June 12, 2007
Meen Molagu Chaar/ Red Snapper In Red Curry
A real basic and simple curry, made everyday in my house back in Kerala. The taste varies dramatically with the kind of fish used. It is colloquially called Moliyaar, a corruption of "molagu chaar", meaning red chili sauce. Also called "puliyum Molagum" by others (tamarind and red chili curry). Hardly any oil, no coconut and no strong spices. Just a watery sauce made with red chili powder and tamarind which flavors the delicate fish beautifully. It also suits the summer heat with minimal prep work.
This is a curry I don't make often here as it doesn't taste good with fish frozen into a hundred years of sleep on huge slabs of ice. I generally fry the onions and spices to get rid of all excess water and to concentrate the curry.
But my mom is here and its time to break out of the rut. So for the first time, we got a snapping young Red Snapper fish which she identified as a larger version of "Pudiyappila Kora"(Literally translated as Bridegroom Fish) available back home. When we got home, while I was debating whether to fry it or make into yet another masala curry, she had already got the chatti(claypot)out and ready with an assortment for a molaku chaar or red chili curry. I just had enough time to react and reach for the camera, my recipe book and follow her words (That's why the photos are blurry.)
Ever tried following your mom and writing down a recipe while she zips around the kitchen adding hidden ingredients the moment your back is turned? The curry took 15 minutes from beginning to end and tasted good despite the simplicity and US fish.
So here is the recipe but there is a disclaimer. I am not responsible for how this curry turns out in your house (unless you prepare it in front of me and show me the fish). The curry hinges on the freshness of the fish and will not taste good with frozen fish. So how do u know fresh fish? The experts start poking into the skin and eyes but queasy me does neither. If the fish looks firm and doesn't fall apart while washing or cutting, its fine. If you start preparing the curry and the house stinks, its not fresh and you better throw the curry out. A fresh fish curry should smell of the sea and not of the beach.
You will need:
Half of a Snapper-1 lb
Onion- 1/2 medium size, sliced
Ginger-Garlic paste-1 tbsp
Fenugreek seeds-1 tsp
Red Chili Powder-2 tsp(use less as per taste)
Tamarind-lime sized ball.
Coconut Oil-1-2 Tsp
Salt to taste
Curry leaves, Cilantro -one handful
1.Rinse the fish and drain well. Soak the tamarind ball in 1 cup warm water and extract the pulp.

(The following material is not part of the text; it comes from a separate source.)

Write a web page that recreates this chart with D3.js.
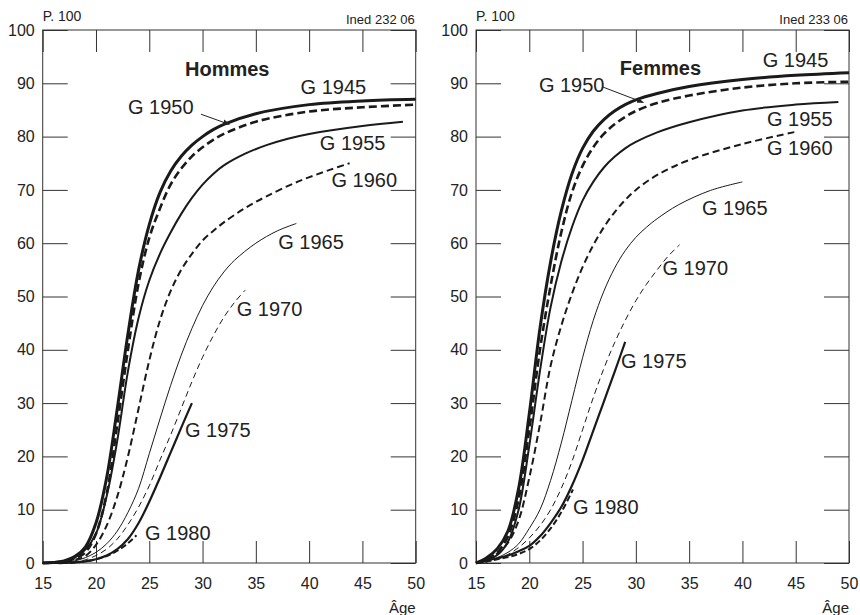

2. In a clay pot or any sauce pan, mix the onion sliced,green chilies sliced, ginger garlic paste, fenugreek seeds, chili powder, turmeric powder, chopped curry and cilantro leaves, salt and the tamarind water.
3. Cover the clay pot/pan and place on high heat. Let the water in it come to a boil. Simmer for a couple of minutes and then add the fish. Cover and cook on medium heat for about 5-7 minutes. Shake to combine the fish and gravy. Adjust the salt and remove from flame.
4. Heat the coconut oil in a pan and fry the shallots till they turn brown. Pour over the curry. Let the curry sit for at least 10-15 minutes before serving. This goes well with rice on the first day and with anything on the consecutive days.